Wednesday, May 15, 2013

The European transactions tax -- an act of pure hope?

My latest column in Bloomberg came out about a week ago. Forgot to mention it. The story is this: The European Commission has very firm plans to introduce a financial transactions tax -- a "Tobin" style tax -- on most financial transactions at the beginning of January 2014. That's just over 6 months away. I was surprised to learn they were taking this step, as I thought that very little was really known about the likely consequence of such a tax, especially introduced on such a grand scale. So, I spent a week or so looking into all the research I could find on financial transactions taxes, theoretical and empirical, and came to the conclusion that -- indeed, very little is known. But Europe is going ahead anyway!

If anyone wants to look at some of the original research, I suggest having a look at the following few things. First, the best overall review is this one by Neil McCulloch and Grazia Pacillo of the University of Sussex. Their conclusion is, in two sentences, that...
We conclude that, contrary to what is often assumed, a Tobin Tax is feasible and, if appropriately designed, could make a significant contribution to revenue without causing major distortions. However, it would be unlikely to reduce market volatility and could even increase it.
But if you read the report, you'll see that the outcome seems very likely to depend on fine details of how the tax is implemented and of the markets to which it is applied.

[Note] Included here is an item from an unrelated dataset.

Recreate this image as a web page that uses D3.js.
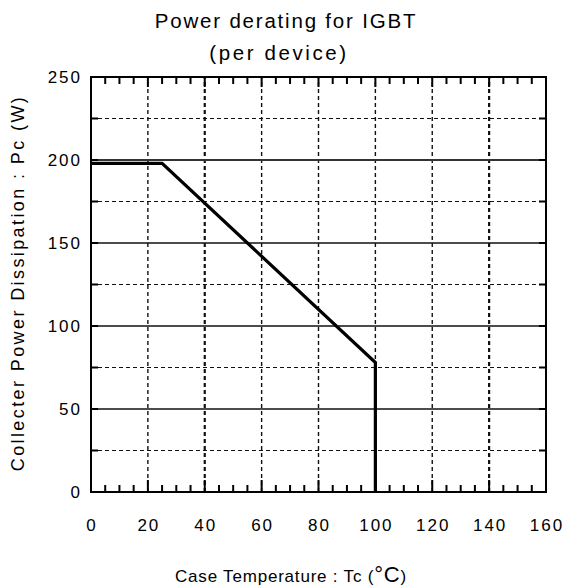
<!DOCTYPE html>
<html>
<head>
<meta charset="utf-8">
<script src="https://cdn.jsdelivr.net/npm/d3@7"></script>
<style>
  body { margin: 0; background: #fff; }
  text { font-family: "Liberation Sans", Arial, sans-serif; fill: #000; }
</style>
</head>
<body>
<svg width="565" height="587"></svg>
<script>
// data
var tempC = [0, 25, 100, 100];
var powerW = [198, 198, 78, 0];
var xTicks = [0, 20, 40, 60, 80, 100, 120, 140, 160];
var yTicks = [0, 50, 100, 150, 200, 250];
var yDashed = [25, 75, 125, 175, 225];
var xGrid = [20, 40, 60, 80, 100, 120, 140];
var ratedLine = 200;

var svg = d3.select("svg");

var x = d3.scaleLinear().domain([0, 160]).range([91, 546]);
var y = d3.scaleLinear().domain([0, 250]).range([492, 77]);

// grid
var g = svg.append("g");

g.selectAll(".hd")
  .data(yDashed).enter().append("line")
    .attr("x1", x(0)).attr("x2", x(160))
    .attr("y1", d => y(d)).attr("y2", d => y(d))
    .attr("stroke", "#111").attr("stroke-width", 1.2)
    .attr("stroke-dasharray", "4,3");

g.selectAll(".hs")
  .data([50, 100, 150]).enter().append("line")
    .attr("x1", x(0)).attr("x2", x(160))
    .attr("y1", d => y(d)).attr("y2", d => y(d))
    .attr("stroke", "#111").attr("stroke-width", 1.3);

g.selectAll(".vd")
  .data(xGrid).enter().append("line")
    .attr("x1", d => x(d)).attr("x2", d => x(d))
    .attr("y1", y(0)).attr("y2", y(250))
    .attr("stroke", "#111").attr("stroke-width", d => (d == 40 || d == 140) ? 2.2 : 1.4)
    .attr("stroke-dasharray", "4,3");

g.append("line")
  .attr("x1", x(0)).attr("x2", x(160))
  .attr("y1", y(ratedLine)).attr("y2", y(ratedLine))
  .attr("stroke", "#333").attr("stroke-width", 2);

// minor ticks
var minorX = d3.range(0, 161, 5);
var minorY = d3.range(0, 251, 25);

g.selectAll(".tb")
  .data(minorX).enter().append("line")
    .attr("x1", d => x(d)).attr("x2", d => x(d))
    .attr("y1", y(0)).attr("y2", d => y(0) - (d % 20 == 0 ? 12 : 7))
    .attr("stroke", "#000").attr("stroke-width", 2);

g.selectAll(".tt")
  .data(minorX).enter().append("line")
    .attr("x1", d => x(d)).attr("x2", d => x(d))
    .attr("y1", y(250)).attr("y2", d => y(250) + (d % 20 == 0 ? 10 : 7))
    .attr("stroke", "#000").attr("stroke-width", 2);

g.selectAll(".tl")
  .data(minorY).enter().append("line")
    .attr("x1", x(0)).attr("x2", x(0) + 7)
    .attr("y1", d => y(d)).attr("y2", d => y(d))
    .attr("stroke", "#000").attr("stroke-width", 2);

g.selectAll(".tr")
  .data(minorY).enter().append("line")
    .attr("x1", x(160)).attr("x2", x(160) - 7)
    .attr("y1", d => y(d)).attr("y2", d => y(d))
    .attr("stroke", "#000").attr("stroke-width", 2);

// frame
svg.append("rect")
  .attr("x", x(0)).attr("y", y(250))
  .attr("width", x(160) - x(0)).attr("height", y(0) - y(250))
  .attr("fill", "none").attr("stroke", "#000").attr("stroke-width", 2);

// curve
var line = d3.line()
  .x((d, i) => x(tempC[i]))
  .y((d, i) => y(powerW[i]));

svg.append("path")
  .datum(tempC)
  .attr("d", line)
  .attr("fill", "none")
  .attr("stroke", "#000")
  .attr("stroke-width", 3.2);

// tick labels
svg.selectAll(".xl")
  .data(xTicks).enter().append("text")
    .attr("x", d => x(d) + 1).attr("y", 531)
    .attr("text-anchor", "middle")
    .style("font-size", "17px")
    .style("letter-spacing", "2px")
    .text(d => d);

svg.selectAll(".yl")
  .data(yTicks).enter().append("text")
    .attr("x", 82).attr("y", d => y(d) + 6)
    .attr("text-anchor", "end")
    .style("font-size", "17px")
    .style("letter-spacing", "2px")
    .text(d => d);

// titles
svg.append("text")
  .attr("x", 286).attr("y", 28)
  .attr("text-anchor", "middle")
  .style("font-size", "20.5px")
  .style("letter-spacing", "1.8px")
  .text("Power derating for IGBT");

svg.append("text")
  .attr("x", 279).attr("y", 60)
  .attr("text-anchor", "middle")
  .style("font-size", "20.5px")
  .style("letter-spacing", "2.6px")
  .text("(per device)");

var xl = svg.append("text")
  .attr("x", 291).attr("y", 582)
  .attr("text-anchor", "middle")
  .style("font-size", "17px")
  .style("letter-spacing", "0.8px");
xl.append("tspan").text("Case Temperature : Tc (");
xl.append("tspan").style("font-size", "22px").text("°C");
xl.append("tspan").text(")");

svg.append("text")
  .attr("transform", "translate(24,283) rotate(-90)")
  .attr("text-anchor", "middle")
  .style("font-size", "18px")
  .style("letter-spacing", "2.4px")
  .text("Collecter Power Dissipation : Pc (W)");
</script>
</body>
</html>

Other important studies are this one by Westerhoff and Pellizzari which uses an agent based market model to test how the consequences of a transactions tax might depend on market microstructure. I think this is among the most sophisticated studies done to date (although it can still be improved in many ways and represents a beginning, not an end). There's also an older review from 1993 by Schwert and Seguin that I read and which is useful (sadly, I'm not sure where the link is.... I have a pdf and found it by googling, that's all I can say). Finally, if you have the brave heart to read the original impact assessment of the EC proposal for the tax, it is here. That report doesn't actually mention any research on how the tax will likely influence markets, but only looks at how the macroeconomy might be effected.


  1. Chances are very high the market will find a way around this tax.. "Be like water"

  2. Very little may be known about transaction taxes, but equally little is known about the long term consequences of hifgh frequency trading!

  3. What is dumb about this kind of approach at redistribution is that it is not really necessary. Since most money is electronic data why not create some of it as
    new money at the press of the button? If a sufficient amoutn is created using conventional Indicators it would probably not lead to serious inflation.